Amy: Yes. [laugh]. So, this comes from having to do data normalization, back in the day. First thing you never want to do when developing your tag strategy is you want it to just determine things like casing, or whether or not you’re allowed to use spaces because I’ve seen in different places, not just on resource tagging, but also the way information is meta-keyed, where they have their key name identical to a completely different key name, like you have ‘product owner’ except ‘product owner’ is capitalized in one instance and not capitalized in another instance, and these are considered to be different things within the system. Whether or not that’s your intention, they will show up as different things on some visualizations. On other visualizations, they will get normalized and turned into the same thing. So, it really depends on what it is that you want your reports to look like and what you want these resources to be able to tell you.
Jesse: Yeah, that’s a really great point that one of the things that we haven’t potentially touched on for this episode, and is covered in a number of other podcast episodes and blog posts in general is a good tagging strategy is equally as important as tagging coverage. Knowing that the tags should all be uppercase or all lowercase, or use these types of characters and not those types of characters is equally as important as making sure that those tags are applied accurately across all of your resources. So, as you are talking about tagging, as you are thinking about tagging, even in the multi-account situation, it is important to think about, what are the best practices? What are the standards that you want for your tagging? And again, this may not be a conversation that you have in a silo by yourself; this may be a conversation that you have with a number of other teams because there may be a number of other teams that need certain information from tags and need to use certain letters or special characters. And you need to incorporate all of that; you need to include all of that in the tagging policy that you create.
Tim: I think it’s also important, though too, that with most analytics tools, even if it’s just, you know, Cost Explorer within AWS Console, you can still aggregate those tags together, especially if you’re doing costs, you can absolutely aggregate multiple cases and things like that. CloudHealth, I know you can select multiples or anything that matches a pattern regardless of case and do it that way. So, it is possible to work around those mistakes. It’s not a, “Oh, we didn’t have our tagging schema set up correctly, so, throw your hands up and give up.” It’s just something else you have to consider, and hopefully, you can normalize going forward.
Jesse: Yeah, absolutely.
Amy: And really, the other thing is to make sure that the tags that you choose makes sense for what you’re doing. So, if you are tagging the environment and that is the only tag that you put on a resource, then just know that when you start pulling things up in Cost Explorer or Cost and Usage Report, that’s the only thing you’re going to see. So, you’re only going to see things split up between your production account and your dev account; you’re not going to be able to see what service is actually costing you more money, or what storage, as associated to a team, has suddenly decided to grow beyond the usual predictive usage patterns.

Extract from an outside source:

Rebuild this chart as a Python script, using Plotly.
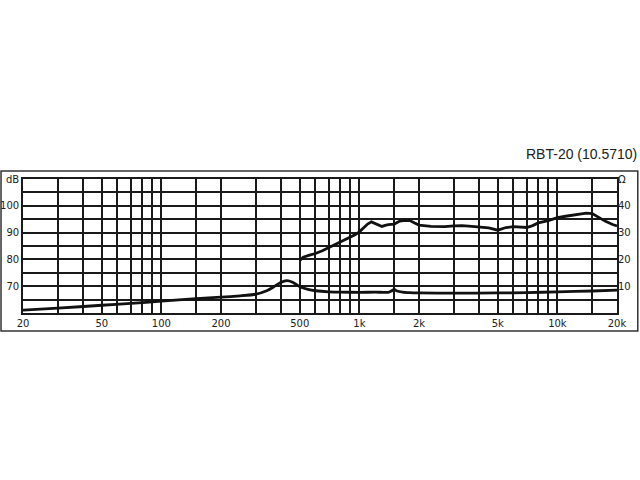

Jesse: Yeah, we have some recommendations we can make if you are just getting started on your tagging journey, and I will make sure that information is shared in the [show notes 00:13:53]. But ultimately, again, it becomes a strategy conversation. It becomes a question of what are you trying to accomplish? What are the goals that you’re trying to accomplish? What is the information that you want out of tagging? Because that’s ultimately going to drive what you tag and why you tag.